As others have noted, flavours here are “massive”: “the culinary equivalent of the amplifier in Spinal Tap which goes up to 11.” Chickens wings come “blackened in a furious spice crust and then doused in a thick butter sauce”; bone marrow beef keema with chilli cheese kulcha is “hugely compelling.” Also “huge,” also “meaty,” are the mains: lamb ribs come “pelted with spices,” just one in a series of “very good, very intense dark brown things.” If it does all feel a little “calculated,” it’s largely forgivable — there’s plenty here to lure Rayner “back through the door again.”
ROVI
Fingers crossed there’s something to lure the rest of the nation’s critics back to London next week — but to wrap up for now (in the absence of Grace, Marina, Giles, and Tim) let’s settle for Michael Deacon.
He’s at Rovi — in his eyes, “the country’s most Guardian new restaurant.” By which he means: “so metropolitan, so liberal elite, so coconut water, so Greenpeace-reusable-shopping-bag in jute.”
And yet he loves it!
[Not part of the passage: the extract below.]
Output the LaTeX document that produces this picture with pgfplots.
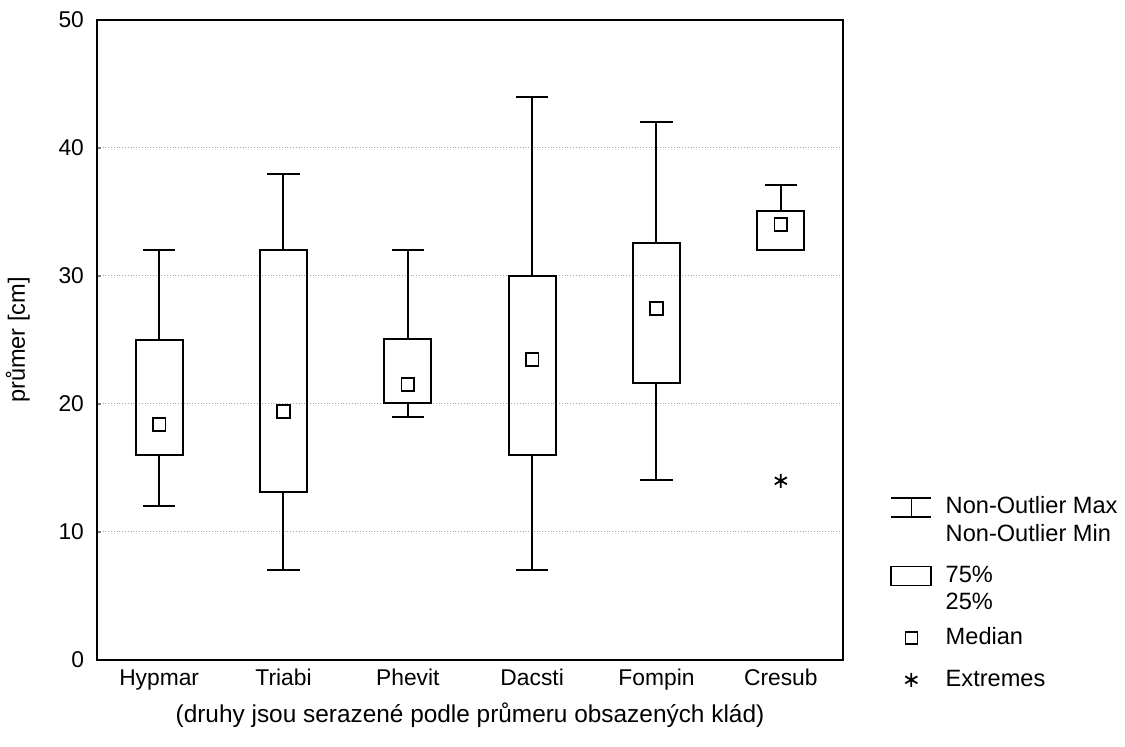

Seriously, folks, “the food is terrific”. It’s “largely vegetarian,” of course (classic Guardian), but not completely: the crumpet lobster toast, for example, is “warm, rich, in parts floatily soft and in others satisfyingly crunchy” — just “outstanding.” Ditto the squid and lardo skewers: also not vegetarian; also “lovely.”
There’s also praise for the celeriac shawarma, even if it brings to Deacon’s mind the sort of kebab people “might buy at an unsuitably late hour while operating at less than maximum mental capacity: basically, a pocket of flatbread stuffed with the shavings from what appears to be an elephant’s leg rotating on a spike behind the counter.” Ah, yes: the “elephant’s leg.” Bête noire of would-be kebab gentrifiers like Chifafa (RIP) and Fanny’s (LOL). Fortunately, this “Guardian kebab” is nothing like that dirty, unhealthy thing people from the Middle East have been slinging for centuries: unlike those kebabs, this one is “juicy”, “chunky”, and “glowingly spiced.”
Rovi is quite simply “great”, its every dish a canvas of “layers and shades and subtleties.” It’s enough for the Telegraph man to declare himself “fully Guardian-ised”, confessing “I’ve just knitted a kaftan out of couscous and donated it to a yoga retreat for sociology lecturers.”